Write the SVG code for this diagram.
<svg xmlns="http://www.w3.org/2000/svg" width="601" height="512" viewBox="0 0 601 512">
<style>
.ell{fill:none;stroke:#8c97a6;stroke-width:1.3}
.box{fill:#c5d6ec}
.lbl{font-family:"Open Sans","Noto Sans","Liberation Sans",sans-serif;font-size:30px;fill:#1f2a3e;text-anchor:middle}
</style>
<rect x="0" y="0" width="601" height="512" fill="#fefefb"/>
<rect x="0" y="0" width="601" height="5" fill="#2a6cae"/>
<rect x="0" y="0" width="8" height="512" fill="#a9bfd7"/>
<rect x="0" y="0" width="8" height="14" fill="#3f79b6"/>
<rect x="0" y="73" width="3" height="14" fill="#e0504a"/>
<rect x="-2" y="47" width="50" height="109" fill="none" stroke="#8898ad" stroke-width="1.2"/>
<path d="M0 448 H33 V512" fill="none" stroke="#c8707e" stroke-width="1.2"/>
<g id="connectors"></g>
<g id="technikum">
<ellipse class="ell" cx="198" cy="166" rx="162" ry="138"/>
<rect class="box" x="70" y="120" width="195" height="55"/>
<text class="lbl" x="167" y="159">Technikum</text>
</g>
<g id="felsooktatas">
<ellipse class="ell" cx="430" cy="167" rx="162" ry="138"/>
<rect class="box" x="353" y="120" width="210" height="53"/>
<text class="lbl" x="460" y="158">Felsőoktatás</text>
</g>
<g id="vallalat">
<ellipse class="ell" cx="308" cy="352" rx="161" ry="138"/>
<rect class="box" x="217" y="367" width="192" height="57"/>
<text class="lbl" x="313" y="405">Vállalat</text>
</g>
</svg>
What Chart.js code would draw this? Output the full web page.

---------------

Task instructions
Filter the listing for the word "code" and copy every line that holds it.

Result of the exercise
Write the SVG code for this diagram.
What Chart.js code would draw this? Output the full web page.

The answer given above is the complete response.